- [Records shown]
---+---

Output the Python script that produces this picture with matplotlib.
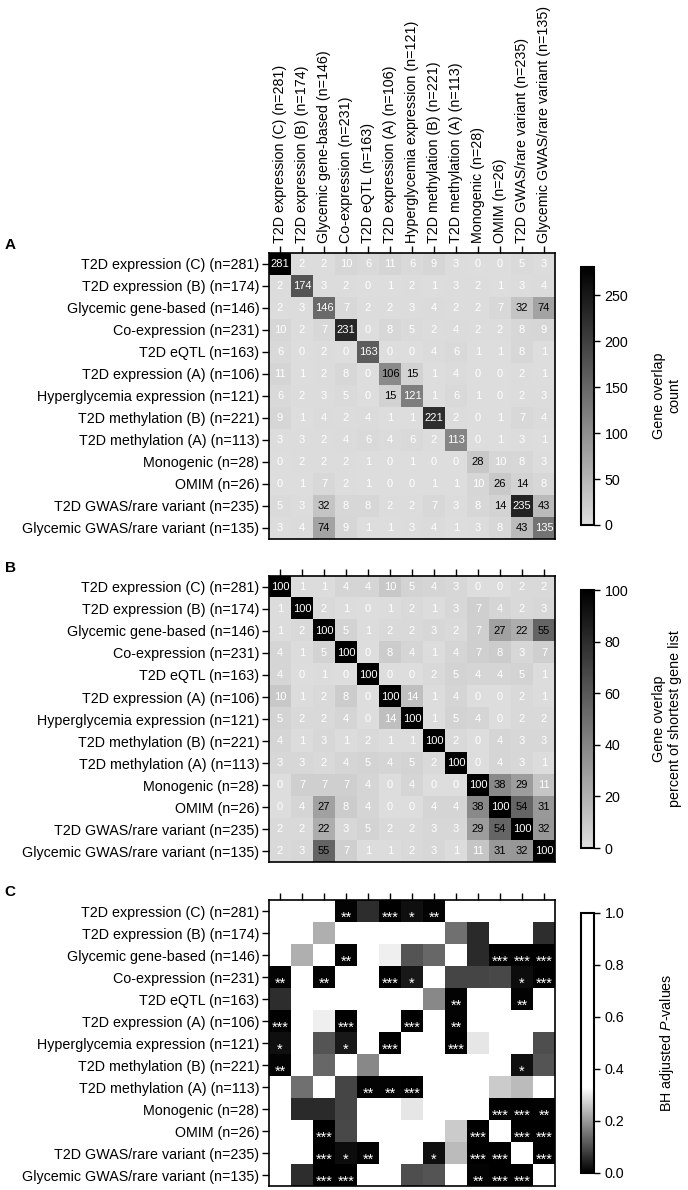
import numpy as np
import matplotlib
matplotlib.use("Agg")
import matplotlib.pyplot as plt
from matplotlib.colors import LinearSegmentedColormap

plt.rcParams['font.family'] = ['Liberation Sans', 'DejaVu Sans']
plt.rcParams['mathtext.fontset'] = 'custom'
plt.rcParams['mathtext.rm'] = 'Liberation Sans'
plt.rcParams['mathtext.it'] = 'Liberation Sans:italic'

labels = ["T2D expression (C) (n=281)", "T2D expression (B) (n=174)",
          "Glycemic gene-based (n=146)", "Co-expression (n=231)",
          "T2D eQTL (n=163)", "T2D expression (A) (n=106)",
          "Hyperglycemia expression (n=121)", "T2D methylation (B) (n=221)",
          "T2D methylation (A) (n=113)", "Monogenic (n=28)", "OMIM (n=26)",
          "T2D GWAS/rare variant (n=235)", "Glycemic GWAS/rare variant (n=135)"]

overlap_count = [
    [281, 2, 2, 10, 6, 11, 6, 9, 3, 0, 0, 5, 3],
    [2, 174, 3, 2, 0, 1, 2, 1, 3, 2, 1, 3, 4],
    [2, 3, 146, 7, 2, 2, 3, 4, 2, 2, 7, 32, 74],
    [10, 2, 7, 231, 0, 8, 5, 2, 4, 2, 2, 8, 9],
    [6, 0, 2, 0, 163, 0, 0, 4, 6, 1, 1, 8, 1],
    [11, 1, 2, 8, 0, 106, 15, 1, 4, 0, 0, 2, 1],
    [6, 2, 3, 5, 0, 15, 121, 1, 6, 1, 0, 2, 3],
    [9, 1, 4, 2, 4, 1, 1, 221, 2, 0, 1, 7, 4],
    [3, 3, 2, 4, 6, 4, 6, 2, 113, 0, 1, 3, 1],
    [0, 2, 2, 2, 1, 0, 1, 0, 0, 28, 10, 8, 3],
    [0, 1, 7, 2, 1, 0, 0, 1, 1, 10, 26, 14, 8],
    [5, 3, 32, 8, 8, 2, 2, 7, 3, 8, 14, 235, 43],
    [3, 4, 74, 9, 1, 1, 3, 4, 1, 3, 8, 43, 135],
]

overlap_percent = [
    [100, 1, 1, 4, 4, 10, 5, 4, 3, 0, 0, 2, 2],
    [1, 100, 2, 1, 0, 1, 2, 1, 3, 7, 4, 2, 3],
    [1, 2, 100, 5, 1, 2, 2, 3, 2, 7, 27, 22, 55],
    [4, 1, 5, 100, 0, 8, 4, 1, 4, 7, 8, 3, 7],
    [4, 0, 1, 0, 100, 0, 0, 2, 5, 4, 4, 5, 1],
    [10, 1, 2, 8, 0, 100, 14, 1, 4, 0, 0, 2, 1],
    [5, 2, 2, 4, 0, 14, 100, 1, 5, 4, 0, 2, 2],
    [4, 1, 3, 1, 2, 1, 1, 100, 2, 0, 4, 3, 3],
    [3, 3, 2, 4, 5, 4, 5, 2, 100, 0, 4, 3, 1],
    [0, 7, 7, 7, 4, 0, 4, 0, 0, 100, 38, 29, 11],
    [0, 4, 27, 8, 4, 0, 0, 4, 4, 38, 100, 54, 31],
    [2, 2, 22, 3, 5, 2, 2, 3, 3, 29, 54, 100, 32],
    [2, 3, 55, 7, 1, 1, 2, 3, 1, 11, 31, 32, 100],
]

N = float('nan')
bh_pvalues = [
    [N, 1.0, 1.0, 0.004, 0.06, 0.0003, 0.022, 0.004, 1.0, 1.0, 1.0, 1.0, 1.0],
    [1.0, N, 0.228, 1.0, 1.0, 1.0, 1.0, 1.0, 0.148, 0.056, 1.0, 1.0, 0.062],
    [1.0, 0.228, N, 0.004, 1.0, 0.31, 0.11, 0.135, 1.0, 0.055, 0.0003, 0.0003, 0.0003],
    [0.004, 1.0, 0.004, N, 1.0, 0.0003, 0.032, 1.0, 0.09, 0.09, 0.094, 0.018, 0.0003],
    [0.06, 1.0, 1.0, 1.0, N, 1.0, 1.0, 0.176, 0.004, 1.0, 1.0, 0.004, 1.0],
    [0.0003, 1.0, 0.31, 0.0003, 1.0, N, 0.0003, 1.0, 0.004, 1.0, 1.0, 1.0, 1.0],
    [0.022, 1.0, 0.11, 0.032, 1.0, 0.0003, N, 1.0, 0.0003, 0.30, 1.0, 1.0, 0.105],
    [0.004, 1.0, 0.135, 1.0, 0.176, 1.0, 1.0, N, 1.0, 1.0, 1.0, 0.022, 0.113],
    [1.0, 0.148, 1.0, 0.09, 0.004, 0.004, 0.0003, 1.0, N, 1.0, 0.264, 0.245, 1.0],
    [1.0, 0.056, 0.055, 0.09, 1.0, 1.0, 0.30, 1.0, 1.0, N, 0.0003, 0.0003, 0.004],
    [1.0, 1.0, 0.0003, 0.094, 1.0, 1.0, 1.0, 1.0, 0.264, 0.0003, N, 0.0003, 0.0003],
    [1.0, 1.0, 0.0003, 0.018, 0.004, 1.0, 1.0, 0.022, 0.245, 0.0003, 0.0003, N, 0.0003],
    [1.0, 0.062, 0.0003, 0.0003, 1.0, 1.0, 0.105, 0.113, 1.0, 0.004, 0.0003, 0.0003, N],
]

W, H = 688, 1190
fig = plt.figure(figsize=(W / 100, H / 100), dpi=100)

def ax_rect(x0, y0, x1, y1):
    return [x0 / W, 1 - y1 / H, (x1 - x0) / W, (y1 - y0) / H]

gray_cmap = LinearSegmentedColormap.from_list("g", [(0.87, 0.87, 0.87), (0, 0, 0)])
p_cmap = LinearSegmentedColormap.from_list("p", [(0.0, (0, 0, 0)), (0.33, (1, 1, 1)), (1.0, (1, 1, 1))])
p_cmap.set_bad('white')

n = len(labels)
panels = [
    dict(data=np.array(overlap_count, float), cmap=gray_cmap, vmin=0, vmax=281,
         y=(253, 539), cb=(267, 525), ticks=[0, 50, 100, 150, 200, 250], fmt=None,
         cblabel="Gene overlap\ncount", letter="A"),
    dict(data=np.array(overlap_percent, float), cmap=gray_cmap, vmin=0, vmax=100,
         y=(576, 862), cb=(590, 848), ticks=[0, 20, 40, 60, 80, 100], fmt=None,
         cblabel="Gene overlap\npercent of shortest gene list", letter="B"),
    dict(data=np.array(bh_pvalues, float), cmap=p_cmap, vmin=0, vmax=1,
         y=(900, 1186), cb=(913, 1173), ticks=[0.0, 0.2, 0.4, 0.6, 0.8, 1.0], fmt="%.1f",
         cblabel="BH adjusted $\\it{P}$-values", letter="C"),
]

for k, p in enumerate(panels):
    ax = fig.add_axes(ax_rect(269, p['y'][0], 555, p['y'][1]))
    im = ax.imshow(p['data'], cmap=p['cmap'], vmin=p['vmin'], vmax=p['vmax'],
                   aspect='auto', interpolation='nearest')
    ax.set_xticks(range(n))
    ax.set_yticks(range(n))
    ax.set_yticklabels(labels, fontsize=10.3)
    ax.xaxis.tick_top()
    if k == 0:
        ax.set_xticklabels(labels, rotation=90, fontsize=10.3)
    else:
        ax.set_xticklabels([])
    ax.tick_params(length=5, width=1, pad=2)
    for s in ax.spines.values():
        s.set_linewidth(1.2)
    d = p['data']
    for i in range(n):
        for j in range(n):
            v = d[i, j]
            if k == 0:
                col = 'white' if (v < 14 or v >= 110) else 'black'
                ax.text(j, i, f"{int(v)}", ha='center', va='center', fontsize=8, color=col)
            elif k == 1:
                col = 'white' if (v < 15 or v >= 60) else 'black'
                ax.text(j, i, f"{int(v)}", ha='center', va='center', fontsize=8, color=col)
            else:
                if np.isnan(v):
                    continue
                stars = '***' if v < 0.001 else ('**' if v < 0.01 else ('*' if v < 0.05 else ''))
                if stars:
                    ax.text(j, i + 0.3, stars, ha='center', va='center', fontsize=10.5, color='white')
    cax = fig.add_axes(ax_rect(581, p['cb'][0], 594, p['cb'][1]))
    cb = fig.colorbar(im, cax=cax, ticks=p['ticks'], format=p['fmt'])
    cb.outline.set_linewidth(1.5)
    cax.tick_params(labelsize=10.3, length=4, width=1)
    yc = (p['cb'][0] + p['cb'][1]) / 2
    fig.text(667 / W, 1 - yc / H, p['cblabel'], rotation=90, ha='center', va='center',
             fontsize=10.3, multialignment='center', linespacing=1.1)
    fig.text(10 / W, 1 - (p['y'][0] - 8) / H, p['letter'], ha='center', va='center',
             fontsize=11, fontweight='bold')

fig.savefig("out.png", dpi=100)
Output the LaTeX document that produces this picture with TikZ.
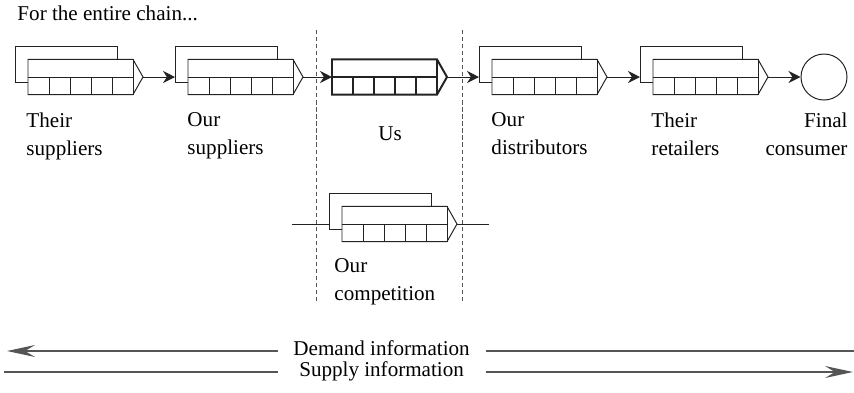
\documentclass[tikz,border=0pt]{standalone}
\usepackage{fontspec}
\setmainfont{Liberation Serif}
\usepackage{tikz}
\usetikzlibrary{arrows.meta, positioning, calc}
\definecolor{inkgray}{HTML}{222222}
\definecolor{rulegray}{HTML}{555555}
\newcommand{\lblfont}{\fontsize{15}{20}\selectfont}
% front part of a stage: top bar, five cells and the pointed end
\newcommand{\stagefront}{%
  \draw[fill=white] (0,-0.44) -- (2.625,-0.44) -- (2.875,0) -- (2.625,0.44) -- (0,0.44) -- cycle;
  \draw (0,0) -- (2.625,0);
  \draw (2.625,-0.44) -- (2.625,0.44);
  \foreach \k in {1,...,4} \draw (0.525*\k,-0.44) -- (0.525*\k,0);
  \coordinate (-out) at (2.875,0);
}

\begin{document}
\begin{tikzpicture}[
  line width=0.7pt, draw=inkgray,
  lbl/.style={inner sep=0pt, align=left, font=\lblfont, anchor=north west},
  flow/.style={-{Stealth[length=0.3cm, width=0.3cm]}},
  bigflow/.style={-{Stealth[length=0.7cm, width=0.3cm, inset=0.25cm]}, draw=rulegray, line width=0.9pt},
  divider/.style={dashed, dash pattern=on 3pt off 2pt, draw=rulegray},
  info/.style={inner sep=0pt, minimum width=5.175cm, text height=0.62em, text depth=0pt, font=\lblfont},
  stage/.pic={
    \draw[fill=white] (-0.325,-0.125) rectangle (2.225,0.775);
    \coordinate (-in) at (-0.325,0);
    \stagefront
  },
  ownstage/.pic={
    \coordinate (-in) at (0,0);
    \stagefront
  }
]
  \useasboundingbox (0,0) rectangle (21.35,-9.8);

  \node[lbl, anchor=base west] (title) at (0.425,-0.5) {For the entire chain...};

  % Boundaries of our own part
  \draw[divider] (7.9,-0.75) -- (7.9,-7.55);
  \draw[divider] (11.55,-0.75) -- (11.55,-7.55);

  % The chain
  \pic (ts) at (0.7,-1.925) {stage};
  \pic (os) at (4.7,-1.925) {stage};
  \pic[line width=1.4pt] (us) at (8.3,-1.925) {ownstage};
  \pic (od) at (12.3,-1.925) {stage};
  \pic (tr) at (16.325,-1.925) {stage};
  \node[draw, circle, minimum size=1.15cm, inner sep=0pt] (cons) at (20.6,-1.925) {};

  \draw[flow] (ts-out) -- (os-in);
  \draw[flow] (os-out) -- (us-in);
  \draw[flow] (us-out) -- (od-in);
  \draw[flow] (od-out) -- (tr-in);
  \draw[flow] (tr-out) -- (cons);

  % Labels
  \node[lbl] (tslbl) at (0.65,-2.81) {Their\\suppliers};
  \node[lbl] (oslbl) at (4.675,-2.81) {Our\\suppliers};
  \node[lbl, anchor=base] (uslbl) at (9.75,-3.5) {Us};
  \node[lbl] (odlbl) at (12.275,-2.81) {Our\\distributors};
  \node[lbl] (trlbl) at (16.275,-2.81) {Their\\retailers};
  \node[lbl, align=right, anchor=north east] (conslbl) at (21.2,-2.81) {Final\\consumer};

  % Competition
  \pic (comp) at (8.55,-5.6) {stage};
  \coordinate (rivL) at (7.3,-5.6);
  \coordinate (rivR) at (12.225,-5.6);
  \draw (rivL) -- (comp-in);
  \draw (comp-out) -- (rivR);
  \node[lbl] (complbl) at (8.35,-6.44) {Our\\competition};

  % Information flows
  \node[info] (dem) at (9.54,-8.775) {Demand information};
  \node[info] (sup) at (9.54,-9.3) {Supply information};
  \coordinate (demL) at (0.175,-8.775);
  \coordinate (demR) at (21.35,-8.775);
  \coordinate (supL) at (0.1,-9.3);
  \coordinate (supR) at (21.325,-9.3);
  \draw[bigflow] (dem.west) -- (demL);
  \draw[bigflow, -] (dem.east) -- (demR);
  \draw[bigflow, -] (sup.west) -- (supL);
  \draw[bigflow] (sup.east) -- (supR);
\end{tikzpicture}
\end{document}
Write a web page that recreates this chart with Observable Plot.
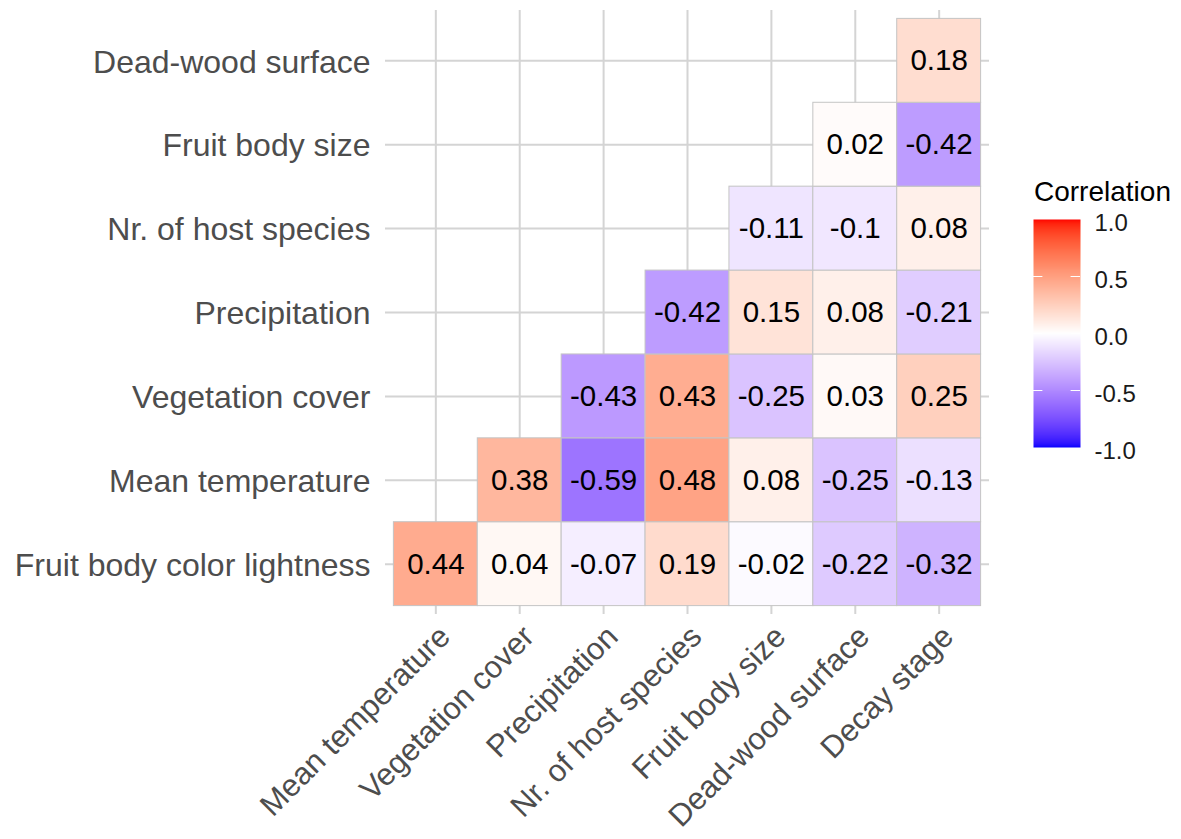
<!DOCTYPE html>
<html><head><meta charset="utf-8">
<script src="https://cdn.jsdelivr.net/npm/d3@7"></script>
<script src="https://cdn.jsdelivr.net/npm/@observablehq/plot@0.6"></script>
<style>
html,body{margin:0;padding:0;background:#fff;}
#wrap{position:relative;width:1181px;height:839px;overflow:hidden;font-family:"Liberation Sans",Arial,sans-serif;}
#main{position:absolute;left:0;top:0;width:1181px;}
#legend{position:absolute;left:1033px;top:200px;width:160px;}
#legend svg, #main svg{max-width:none;}
#ltitle{position:absolute;left:1034px;top:178px;font-size:28px;line-height:28px;color:#000;white-space:nowrap;}
</style></head><body>
<div id="wrap"><div id="main"></div><div id="ltitle">Correlation</div><div id="legend"></div></div>
<script>
// Column (x) variables, left to right
const xVars = ["Mean temperature", "Vegetation cover", "Precipitation", "Nr. of host species",
  "Fruit body size", "Dead-wood surface", "Decay stage"];
// Row (y) variables, top to bottom
const yVars = ["Dead-wood surface", "Fruit body size", "Nr. of host species", "Precipitation",
  "Vegetation cover", "Mean temperature", "Fruit body color lightness"];

// Lower-triangle correlation entries
const rowVar = [
  "Fruit body color lightness","Fruit body color lightness","Fruit body color lightness","Fruit body color lightness","Fruit body color lightness","Fruit body color lightness","Fruit body color lightness",
  "Mean temperature","Mean temperature","Mean temperature","Mean temperature","Mean temperature","Mean temperature",
  "Vegetation cover","Vegetation cover","Vegetation cover","Vegetation cover","Vegetation cover",
  "Precipitation","Precipitation","Precipitation","Precipitation",
  "Nr. of host species","Nr. of host species","Nr. of host species",
  "Fruit body size","Fruit body size",
  "Dead-wood surface"];
const colVar = [
  "Mean temperature","Vegetation cover","Precipitation","Nr. of host species","Fruit body size","Dead-wood surface","Decay stage",
  "Vegetation cover","Precipitation","Nr. of host species","Fruit body size","Dead-wood surface","Decay stage",
  "Precipitation","Nr. of host species","Fruit body size","Dead-wood surface","Decay stage",
  "Nr. of host species","Fruit body size","Dead-wood surface","Decay stage",
  "Fruit body size","Dead-wood surface","Decay stage",
  "Dead-wood surface","Decay stage",
  "Decay stage"];
const corr = [
  0.44, 0.04, -0.07, 0.19, -0.02, -0.22, -0.32,
  0.38, -0.59, 0.48, 0.08, -0.25, -0.13,
  -0.43, 0.43, -0.25, 0.03, 0.25,
  -0.42, 0.15, 0.08, -0.21,
  -0.11, -0.1, 0.08,
  0.02, -0.42,
  0.18];
const legendTicks = [-1, -0.5, 0, 0.5, 1];

const cells = corr.map((v, i) => ({row: rowVar[i], col: colVar[i], r: v}));
const font = '"Liberation Sans", Arial, sans-serif';
const colorScale = {type: "linear", domain: [-1, 0, 1], range: ["blue", "white", "red"], interpolate: "lab"};

const main = Plot.plot({
  width: 1181, height: 839,
  marginLeft: 385, marginRight: 192, marginTop: 10, marginBottom: 225,
  style: {fontFamily: font, background: "white", overflow: "visible"},
  x: {domain: xVars, paddingInner: 0, paddingOuter: 0.1, round: false, label: null},
  y: {domain: yVars, paddingInner: 0, paddingOuter: 0.1, round: false, label: null},
  color: colorScale,
  marks: [
    Plot.gridX({stroke: "#d4d4d4", strokeWidth: 2, strokeOpacity: 1}),
    Plot.gridY({stroke: "#d4d4d4", strokeWidth: 2, strokeOpacity: 1}),
    Plot.cell(cells, {x: "col", y: "row", fill: "r", stroke: "#c4c4c4", strokeWidth: 1}),
    Plot.text(cells, {x: "col", y: "row", text: d => String(d.r), fontSize: 29.5, fill: "black"}),
    Plot.axisY({tickSize: 0, tickPadding: 15, dy: 1.5, fontSize: 32, color: "#4d4d4d", label: null}),
    Plot.axisX({tickSize: 0, tickPadding: 17, dx: 9, tickRotate: -45, fontSize: 31, color: "#4d4d4d", label: null})
  ]
});
document.getElementById("main").append(main);

const legend = Plot.plot({
  width: 160, height: 270,
  marginLeft: 0, marginRight: 113, marginTop: 19, marginBottom: 23,
  style: {fontFamily: font, background: "transparent", overflow: "visible"},
  x: {domain: [0, 1], axis: null},
  y: {domain: [-1, 1], axis: null},
  color: colorScale,
  marks: [
    Plot.raster({fill: (x, y) => y, x1: 0, x2: 1, y1: -1, y2: 1, width: 2, height: 230}),
    Plot.ruleY(legendTicks.slice(1, -1), {x1: 0, x2: 0.2, stroke: "white", strokeWidth: 1}),
    Plot.ruleY(legendTicks.slice(1, -1), {x1: 0.8, x2: 1, stroke: "white", strokeWidth: 1}),
    Plot.axisY(legendTicks, {anchor: "right", tickSize: 0, tickPadding: 14, fontSize: 24, color: "#1a1a1a",
      tickFormat: d => d.toFixed(1), label: null, dy: 4})
  ]
});
document.getElementById("legend").append(legend);
</script>
</body></html>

---+---

Begin at the first line of the data above and repeat each line exactly, stopping after the line containing "from matplotlib.colors import". Omit the pictures.

- [Written response]
Output the Python script that produces this picture with matplotlib.
import numpy as np
import matplotlib
matplotlib.use("Agg")
import matplotlib.pyplot as plt
from matplotlib.colors import LinearSegmentedColormap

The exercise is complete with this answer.